In essence, staying afloat is the main aim. Like Zak Brown with a potentially infinite number of drivers under contract, the pressure is real. Do something too egregious and you will be sacked. 

Constantly judging resources, driver development points, cash reserves and even voting on future rule changes, the majority of gameplay is spent digging around in a menu before receiving an endorphin rush when new front wings have been manufactured – as a head-honcho simulator, analogous to Football Manager, should be. 

 

Once you’ve skipped through the audio-based menu tutorial – which it must be said we encountered an impasse with, not able to progress and having to restart the career – the layout will soon flow and is well catered to either a mouse or a gamepad.

Sadly, we couldn’t test the game on a console for this review, but we can at least say the menus are logical thanks to the shoulder buttons helping cycle through tabs and the non-PC versions have full feature parity. 

The Ferrari Trento on the podium here, however, is that while you can stare at dots moving around a track map during a race, you can also watch a fully 3D-modelled race. The cameras pan in a TV style, or you can even hop onboard with any driver on the grid. 

 

No, it doesn’t look as polished as contemporary driving games, but this is a management title. So, while some of the driver behaviour is scattier than a caffeine-fuelled teenager, you can forgive it because there are 20 cars screaming around a track that looks like the real thing. 

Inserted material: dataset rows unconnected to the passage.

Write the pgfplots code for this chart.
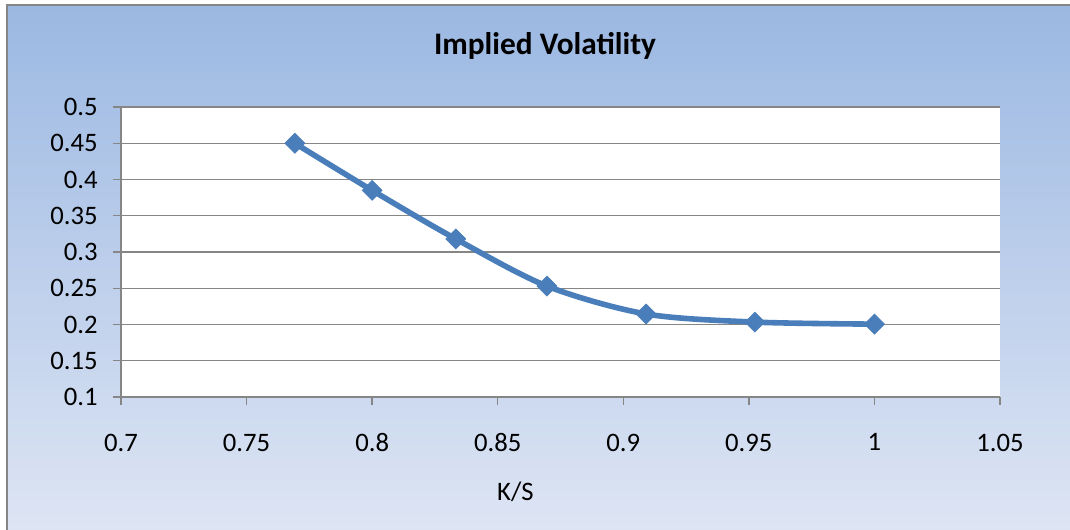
\documentclass[border=0pt]{standalone}
\usepackage{pgfplots}
\pgfplotsset{compat=1.18}
\usepackage{fontspec}
\setmainfont{Carlito}
\definecolor{bgtop}{RGB}{155,184,226}
\definecolor{bgbot}{RGB}{223,230,244}
\definecolor{ser}{RGB}{74,126,187}
\definecolor{grd}{RGB}{134,134,134}
\begin{document}
\begin{tikzpicture}
\useasboundingbox (0,0) rectangle (802.5pt,396.75pt);
\begin{scope}
\clip (0,0) rectangle (802.5pt,396.75pt);
\fill[white] (0,0) rectangle (802.5pt,396.75pt);
\shade[top color=bgtop, bottom color=bgbot] (5.25pt,-10pt) rectangle (815pt,393pt);
\draw[grd, line width=0.8pt] (5.25pt,-10pt) -- (5.25pt,393pt) -- (815pt,393pt);
\end{scope}
\begin{axis}[
  at={(90.75pt,99pt)}, anchor=south west,
  scale only axis, width=659.25pt, height=217.5pt,
  xmin=0.7, xmax=1.05, ymin=0.1, ymax=0.5,
  xtick={0.7,0.75,...,1.05}, ytick={0.1,0.15,...,0.5},
  xticklabels={0.7,0.75,0.8,0.85,0.9,0.95,1,1.05},
  yticklabels={0.1,0.15,0.2,0.25,0.3,0.35,0.4,0.45,0.5},
  axis lines=left, axis line style={-, grd, line width=1pt},
  tick align=outside, major tick length=6pt,
  tick style={grd, line width=1pt},
  ymajorgrids, major grid style={grd, line width=1pt},
  axis background/.style={fill=white},
  tick label style={font=\fontsize{20}{22}\selectfont},
  /pgf/number format/assume math mode=true,
  xticklabel style={yshift=-18pt},
  yticklabel style={xshift=-8pt},
  clip=false,
]
\addplot[ser, line width=4.2pt, smooth, mark=square*, mark size=5.3pt,
  mark options={rotate=45, fill=ser, draw=ser, line width=0.5pt}]
  coordinates {
  (0.7692,0.450) (0.8000,0.385) (0.8333,0.318) (0.8696,0.253)
  (0.9091,0.2145) (0.9524,0.2033) (1.0000,0.2005)
  };
\end{axis}
\node[font=\bfseries\fontsize{23.5}{26}\selectfont] at (408.75pt,362pt) {Implied Volatility};
\node[font=\fontsize{20}{22}\selectfont] at (386.5pt,28pt) {K/S};
\end{tikzpicture}
\end{document}
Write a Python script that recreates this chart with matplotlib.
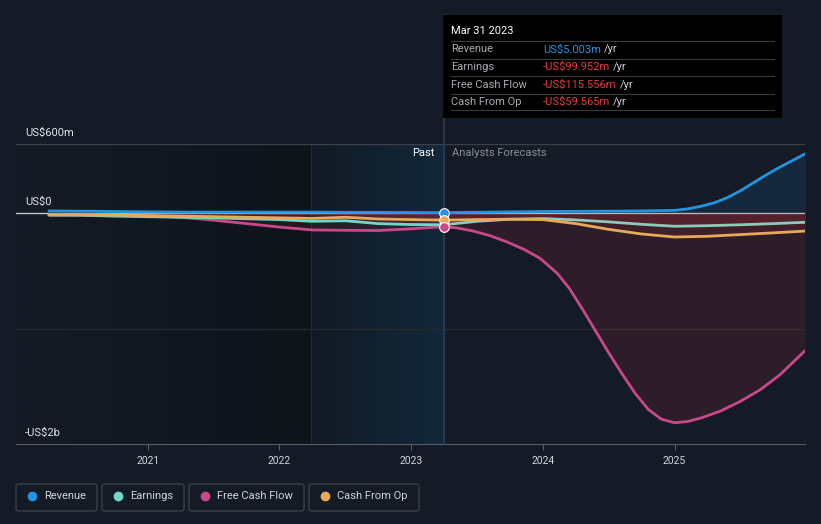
import numpy as np
import matplotlib.pyplot as plt
from matplotlib.patches import FancyBboxPatch, Rectangle
from matplotlib.colors import LinearSegmentedColormap

plt.rcParams['font.family'] = ['Roboto', 'DejaVu Sans']

# past (quarterly) and forecast values, US$ millions
past_t = [2020.25, 2020.5, 2020.75, 2021.0, 2021.25, 2021.5, 2021.75,
          2022.0, 2022.25, 2022.5, 2022.75, 2023.0, 2023.25]
rev_past = [20, 18, 15, 12, 10, 10, 10, 10, 10, 8, 8, 6, 5.003]
earn_past = [-15, -17, -25, -30, -35, -40, -48, -55, -70, -65, -90, -98, -99.952]
fcf_past = [-15, -15, -18, -22, -35, -60, -90, -120, -145, -148, -150, -135, -115.556]
cfo_past = [-15, -15, -17, -20, -25, -30, -35, -40, -45, -35, -50, -55, -59.565]

rev_fc_t = [2023.25, 2024.0, 2024.5, 2024.75, 2025.0, 2025.1, 2025.2, 2025.3, 2025.4,
            2025.5, 2025.6, 2025.7, 2025.8, 2025.9, 2026.0]
rev_fc = [5.003, 15, 18, 20, 25, 38, 60, 90, 135, 195, 265, 335, 400, 460, 520]
earn_fc_t = [2023.25, 2023.5, 2023.75, 2024.0, 2024.25, 2024.5, 2024.75, 2025.0,
             2025.25, 2025.5, 2025.75, 2026.0]
earn_fc = [-99.952, -70, -52, -46, -58, -75, -96, -113, -108, -100, -90, -78]
cfo_fc_t = [2023.25, 2023.5, 2023.75, 2024.0, 2024.25, 2024.5, 2024.75, 2025.0,
            2025.25, 2025.5, 2025.75, 2026.0]
cfo_fc = [-59.565, -55, -52, -55, -90, -140, -180, -206, -200, -185, -170, -154]
fcf_fc_t = [2023.25, 2023.35, 2023.47, 2023.6, 2023.73, 2023.86, 2023.98, 2024.11,
            2024.2, 2024.3, 2024.4, 2024.5, 2024.6, 2024.7, 2024.8,
            2024.9, 2025.0, 2025.1, 2025.2, 2025.35, 2025.5, 2025.65, 2025.8, 2025.99]
fcf_fc = [-115.556, -128, -154, -195, -250, -315, -392, -522,
          -650, -830, -1020, -1210, -1390, -1560, -1700,
          -1785, -1816, -1805, -1775, -1714, -1630, -1530, -1400, -1192]

years = [2021, 2022, 2023, 2024, 2025]
year_labels = ['2021', '2022', '2023', '2024', '2025']

bg = '#151b26'
c_rev, c_earn, c_fcf, c_cfo = '#2394df', '#6fd8c8', '#c9488a', '#e8a95a'

fig = plt.figure(figsize=(8.21, 5.24), dpi=100, facecolor=bg)
ax = fig.add_axes([16/821, 80/524, 789/821, 300/524])
ax.set_facecolor(bg)
x0, x1 = 2020.0, 2025.99
ax.set_xlim(x0, x1)
ax.set_ylim(-2000, 600)

# background gradients
grad = np.linspace(0, 1, 256).reshape(1, -1)
cm_left = LinearSegmentedColormap.from_list('l', [bg, '#0f131a'])
cm_past = LinearSegmentedColormap.from_list('p', ['#111a24', '#13283b'])
ax.imshow(grad, cmap=cm_left, extent=[x0, 2022.24, -2000, 600], aspect='auto', zorder=0)
ax.imshow(grad, cmap=cm_past, extent=[2022.24, 2023.25, -2000, 600], aspect='auto', zorder=0)
ax.axvline(2022.24, color='#1e2a38', lw=0.8, zorder=0.5)

# gridlines
ax.axhline(600, color='#3a3f48', lw=1, zorder=1)
ax.axhline(-1000, color='#262b33', lw=1, zorder=1)
ax.axhline(0, color='#c8c8c8', lw=1, zorder=1)

# series
def draw(t, v, color, fill):
    ax.fill_between(t, v, 0, color=fill[0], alpha=fill[1], lw=0, zorder=2)
    ax.plot(t, v, color=color, lw=2, zorder=3, solid_capstyle='round',
            solid_joinstyle='round')

red = ('#d6303f', 0.12)
draw(past_t, fcf_past, c_fcf, red)
draw(fcf_fc_t, fcf_fc, c_fcf, red)
draw(past_t, earn_past, c_earn, red)
draw(earn_fc_t, earn_fc, '#8ccbb9', red)
draw(past_t, cfo_past, c_cfo, red)
draw(cfo_fc_t, cfo_fc, c_cfo, red)
draw(past_t, rev_past, c_rev, ('#2394df', 0.12))
draw(rev_fc_t, rev_fc, c_rev, ('#2394df', 0.12))

# markers at the tooltip date
for v, c in [(rev_past[-1], c_rev), (cfo_past[-1], c_cfo), (fcf_past[-1], c_fcf)]:
    ax.plot([2023.25], [v], 'o', ms=7, mfc=c, mec='white', mew=0.8, zorder=5)

# tooltip line and box
ax.plot([2023.25, 2023.25], [-2000, 600 + 129 * 8.7], color='#2a3d50', lw=1.2,
        clip_on=False, zorder=4)
fig.patches.append(Rectangle((443/821, (524-118)/524), 339/821, 103/524,
                             transform=fig.transFigure, facecolor='#000000',
                             edgecolor='none', zorder=10))
fig.text(451/821, 1 - 31/524, 'Mar 31 2023', color='white', fontsize=8,
         va='center', zorder=11)
rows = [('Revenue', 'US$5.003m', c_rev),
        ('Earnings', '-US$99.952m', '#e83c3c'),
        ('Free Cash Flow', '-US$115.556m', '#e83c3c'),
        ('Cash From Op', '-US$59.565m', '#e83c3c')]
renderer = fig.canvas.get_renderer()
for i, (lab, val, col) in enumerate(rows):
    yl = 41 + i * 17.5
    fig.add_artist(plt.Line2D([451/821, 774/821], [1 - yl/524, 1 - yl/524],
                              color='#3a3a3a', lw=0.8, zorder=11))
    yc = 1 - (yl + 8.5) / 524
    fig.text(451/821, yc, lab, color='#a8acb2', fontsize=8, va='center', zorder=11)
    t = fig.text(543/821, yc, val, color=col, fontsize=8, va='center', zorder=11)
    bb = t.get_window_extent(renderer=renderer)
    fig.text(bb.x1 / 821 + 3/821, yc, '/yr', color='#d0d4da', fontsize=8,
             va='center', zorder=11)
fig.add_artist(plt.Line2D([451/821, 774/821], [1 - 110/524, 1 - 110/524],
                          color='#3a3a3a', lw=0.8, zorder=11))

# Past / Analysts Forecasts
ax.text(2023.18, 520, 'Past', color='white', fontsize=8, ha='right', va='center', zorder=6)
ax.text(2023.31, 520, 'Analysts Forecasts', color='#8a8f96', fontsize=8,
        ha='left', va='center', zorder=6)

# y labels
for v, lab in [(600, 'US$600m'), (0, 'US$0'), (-2000, '-US$2b')]:
    ax.text(2020.07, v + 100, lab, color='#e0e3e8', fontsize=8, va='center', zorder=6)

# x axis
for s in ['top', 'right', 'left']:
    ax.spines[s].set_visible(False)
ax.spines['bottom'].set_color('#5a5f66')
ax.set_yticks([])
ax.set_xticks(years)
ax.set_xticklabels(year_labels, color='#d0d4da', fontsize=7.5)
ax.tick_params(axis='x', colors='#5a5f66', length=4, labelcolor='#d0d4da', pad=5)

# legend
items = [('Revenue', c_rev, 16, 97), ('Earnings', c_earn, 102, 184),
         ('Free Cash Flow', c_fcf, 189, 304), ('Cash From Op', c_cfo, 309, 419)]
for lab, col, xa, xb in items:
    fig.patches.append(FancyBboxPatch((xa/821, (524-511)/524), (xb-xa)/821, 27/524,
                                      boxstyle='round,pad=0,rounding_size=0.004',
                                      transform=fig.transFigure, facecolor='none',
                                      edgecolor='#3e434b', lw=0.9))
    fig.add_artist(plt.Line2D([(xa + 16)/821], [1 - 496/524], marker='o', ms=6,
                              color=col, lw=0))
    fig.text((xa + 28)/821, 1 - 496/524, lab, color='#cfd3d8', fontsize=8, va='center')

fig.savefig('out.png', dpi=100, facecolor=bg)
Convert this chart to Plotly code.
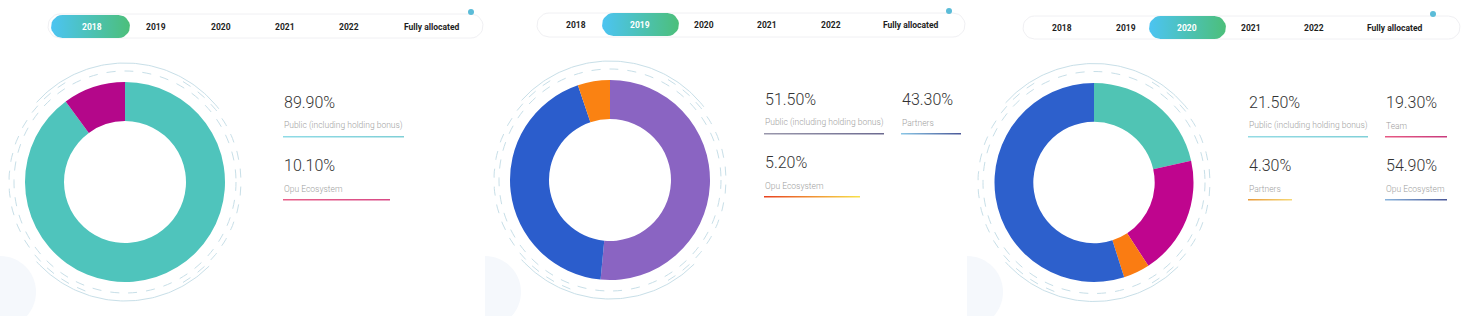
import numpy as np
import plotly.graph_objects as go

W, H = 1480, 316

# ---------------- data ----------------
tab_labels = ["2018", "2019", "2020", "2021", "2022", "Fully allocated"]

p1_labels = ["Public (including holding bonus)", "Opu Ecosystem"]
p1_values = [89.9, 10.1]

p2_labels = ["Public (including holding bonus)", "Partners", "Opu Ecosystem"]
p2_values = [51.5, 43.3, 5.2]

p3_labels = ["Public (including holding bonus)", "Team", "Partners", "Opu Ecosystem"]
p3_values = [21.5, 19.3, 4.3, 54.9]

# ---------------- style ----------------
FONT = "Roboto"
panels = [
    dict(labels=p1_labels, values=p1_values, active=0, left=0,
         colors=["#4fc4bc", "#b4078a"],
         under=[("#8fdbe6", "#7fcfd6"), ("#e8608a", "#d84a86")],
         uw=[121, 107],
         cx=125, cy=182, r=100,
         tx=[283, 283], ty=[102.5, 165.5],
         box=(48, 14, 483, 38), pill=(51, 15, 130, 38),
         tabx=[92, 156, 221, 285, 349, 432], taby=26.5, dot=(471, 12)),
    dict(labels=p2_labels, values=p2_values, active=1, left=485,
         colors=["#8a64c2", "#2b5dcc", "#fa8212"],
         under=[("#9a98ac", "#6c6a90"), ("#8ac6e6", "#4a5898"), ("#e8401e", "#f8e24a")],
         uw=[120, 60, 96],
         cx=610, cy=180, r=100,
         tx=[764, 901, 764], ty=[99.5, 99.5, 162.5],
         box=(537, 13, 965, 37), pill=(602, 13, 679, 36),
         tabx=[576, 640, 704, 767, 831, 911], taby=24.5, dot=(949, 11)),
    dict(labels=p3_labels, values=p3_values, active=2, left=967,
         colors=["#50c4b4", "#bf058e", "#fa7c12", "#2d60cc"],
         under=[("#94dbe4", "#80d0d8"), ("#e85a84", "#c83a7c"), ("#e89a3a", "#f6d876"), ("#8ab4dc", "#4a5898")],
         uw=[120, 62, 44, 62],
         cx=1094, cy=182.5, r=99.5,
         tx=[1248, 1385, 1248, 1385], ty=[102.5, 102.5, 165.5, 165.5],
         box=(1023, 16, 1460, 39), pill=(1149, 16, 1226, 39),
         tabx=[1062, 1126, 1187, 1251, 1314, 1395], taby=27.5, dot=(1433, 14)),
]
HOLE = 0.61
RING = "#c8dfe8"

fig = go.Figure()
shapes = []
annotations = []


def rounded_rect(x0, y0, x1, y1, n=14):
    r = (y1 - y0) / 2.0
    xs, ys = [], []
    t = np.linspace(-np.pi / 2, np.pi / 2, n)
    xs += list(x1 - r + r * np.cos(t)); ys += list((y0 + r) + r * np.sin(t))
    t = np.linspace(np.pi / 2, 3 * np.pi / 2, n)
    xs += list(x0 + r + r * np.cos(t)); ys += list((y0 + r) + r * np.sin(t))
    xs.append(xs[0]); ys.append(ys[0])
    return xs, ys


def arc(cx, cy, r, a0, a1, n=80):
    t = np.radians(np.linspace(a0, a1, n))
    return cx + r * np.sin(t), cy - r * np.cos(t)


def half_disc_path(cx, cy, r):
    k = 0.5523 * r
    return (f"M {cx},{cy - r} C {cx + k},{cy - r} {cx + r},{cy - k} {cx + r},{cy} "
            f"C {cx + r},{cy + k} {cx + k},{cy + r} {cx},{cy + r} Z")


for p in panels:
    cx, cy, r = p["cx"], p["cy"], p["r"]

    # faint background blob at the panel's bottom-left edge
    shapes.append(dict(type="path", xref="x", yref="y", path=half_disc_path(p["left"], 292, 36),
                       line=dict(width=0), fillcolor="#f5f8fc", layer="below"))

    # tab bar outline
    x0, y0, x1, y1 = p["box"]
    bxs, bys = rounded_rect(x0, y0, x1, y1)
    fig.add_trace(go.Scatter(x=bxs, y=bys, mode="lines", fill="toself", fillcolor="white",
                             line=dict(color="#f0f0f3", width=1), hoverinfo="skip", showlegend=False))
    # active pill with gradient
    x0, y0, x1, y1 = p["pill"]
    pxs, pys = rounded_rect(x0, y0, x1, y1)
    fig.add_trace(go.Scatter(x=pxs, y=pys, mode="lines", fill="toself",
                             fillgradient=dict(type="horizontal",
                                               colorscale=[[0, "#4cc4f2"], [1, "#4cbf7a"]]),
                             line=dict(width=0, color="rgba(0,0,0,0)"),
                             hoverinfo="skip", showlegend=False))
    for i, lab in enumerate(tab_labels):
        annotations.append(dict(x=p["tabx"][i], y=p["taby"], xref="x", yref="y", text=f"<b>{lab}</b>",
                                showarrow=False, xanchor="center", yanchor="middle",
                                font=dict(family=FONT, size=8.5,
                                          color="white" if i == p["active"] else "#1e1e1e")))
    dx, dy = p["dot"]
    shapes.append(dict(type="circle", xref="x", yref="y", x0=dx - 3, x1=dx + 3, y0=dy - 3, y1=dy + 3,
                       line=dict(width=0), fillcolor="#5bbcd8"))

    # decorative rings
    shapes.append(dict(type="circle", xref="x", yref="y", x0=cx - 111, x1=cx + 111,
                       y0=cy - 111, y1=cy + 111, line=dict(color=RING, width=1, dash="dash")))
    for a0, a1 in [(200, 330), (30, 150)]:
        ax, ay = arc(cx, cy, 116, a0, a1)
        fig.add_trace(go.Scatter(x=ax, y=ay, mode="lines", line=dict(color=RING, width=1, dash="dash"),
                                 hoverinfo="skip", showlegend=False))
    for a0, a1 in [(-48, 52), (135, 228)]:
        ax, ay = arc(cx, cy, 119, a0, a1)
        fig.add_trace(go.Scatter(x=ax, y=ay, mode="lines", line=dict(color=RING, width=1),
                                 hoverinfo="skip", showlegend=False))

    # donut
    fig.add_trace(go.Pie(
        labels=p["labels"], values=p["values"], hole=HOLE, sort=False, direction="clockwise",
        rotation=0, textinfo="none", hoverinfo="label+percent",
        marker=dict(colors=p["colors"], line=dict(width=0)),
        domain=dict(x=[(cx - r) / W, (cx + r) / W], y=[1 - (cy + r) / H, 1 - (cy - r) / H]),
        showlegend=False))

    # legend-like text blocks
    for i, (lab, val) in enumerate(zip(p["labels"], p["values"])):
        tx, ty = p["tx"][i], p["ty"][i]
        annotations.append(dict(x=tx - 1, y=ty, xref="x", yref="y", text=f"{val:.2f}%", showarrow=False,
                                xanchor="left", yanchor="middle",
                                font=dict(family=FONT, size=16, color="#333333", weight=300)))
        annotations.append(dict(x=tx - 1, y=ty + 23, xref="x", yref="y", text=lab, showarrow=False,
                                xanchor="left", yanchor="middle",
                                font=dict(family=FONT, size=8.5, color="#a0a0a0", weight=300)))
        uy = ty + 33.5
        c0, c1 = p["under"][i]
        w = p["uw"][i]
        fig.add_trace(go.Scatter(x=[tx, tx + w, tx + w, tx, tx], y=[uy, uy, uy + 1.6, uy + 1.6, uy],
                                 mode="lines", fill="toself",
                                 fillgradient=dict(type="horizontal", colorscale=[[0, c0], [1, c1]]),
                                 line=dict(width=0, color="rgba(0,0,0,0)"),
                                 hoverinfo="skip", showlegend=False))

fig.update_layout(
    width=W, height=H, margin=dict(l=0, r=0, t=0, b=0),
    paper_bgcolor="white", plot_bgcolor="rgba(0,0,0,0)",
    xaxis=dict(range=[0, W], visible=False, fixedrange=True, domain=[0, 1]),
    yaxis=dict(range=[H, 0], visible=False, fixedrange=True, domain=[0, 1]),
    shapes=shapes, annotations=annotations, showlegend=False,
    font=dict(family=FONT),
)

fig.write_html("out.html")
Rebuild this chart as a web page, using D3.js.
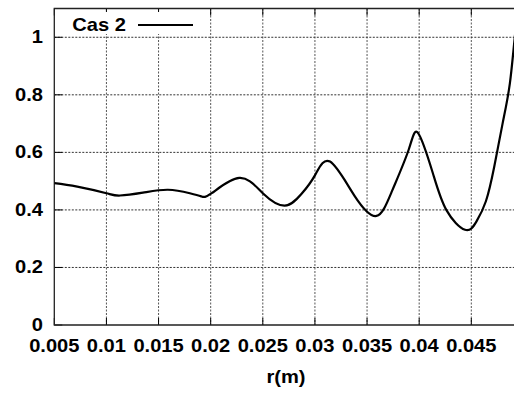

Also screaming is David Croft, with additional analysis provided by Karun Chandhok. In addition, during a race, there is a bevy of real-world commentary clips (selected from over 25,000) used between driver and engineer, which all add to the authenticity. 

However, it’s also these elements on the fripperies that need refinement. The portentous commentary calls during a race are repetitively simplistic and we heard the same exact lines from Chandhok post-qualifying at each event. 

 

While the graphics are genre-leading, each car model is identical to each other, upgrades such as a newly designed front wing are not visually represented and the emails for upgrading facilities are identical each time. Once you’ve manufactured one of each upgrade, the whole process largely starts repeating, save for researching next season’s developments. 

We’re sceptical as to whether the surrounding details will hold out more than a couple of seasons before they grow wearisome.

Mind you, reaching a second season is a challenge, as one year easily takes over 20 hours despite simulating the odd practice or qualifying session. The grind is real, but we wouldn’t want it any other way. 

While there is a noticeable trudge to the progression once you’ve got the swing of things and certain elements start to grate. Despite the races lasting the same distance as the real deal, there are no mid-sessions save options at present. We think that being able to create your own fictional team, or even some form of online co-op mode, would also add additional longevity.

 

The dynamic weather can really mix things up, though. Throw in functional safety cars plus red flags at circuits where historically there’s a greater chance, and just when you’re set for your breakthrough rostrum visit, you pit a lap too late for wet-weather tyres and you’re in 16th

Another bonus of using historical data to create the racing is relatable performance. There was only one overtake in the whole race at Monaco, for example, whereas Azerbaijan was chaotic. 

The mix of superlative presentation, deep team management and rewarding car development do enthral, but a lack of features, modes and a few bugs detract. It feels as if this is a great first attempt that the creators can now build upon. 

The core, in-race strategic manoeuvres are engrossing enough to warrant a dedicated game. We can’t wait to see where developers Frontier take this franchise over the coming years.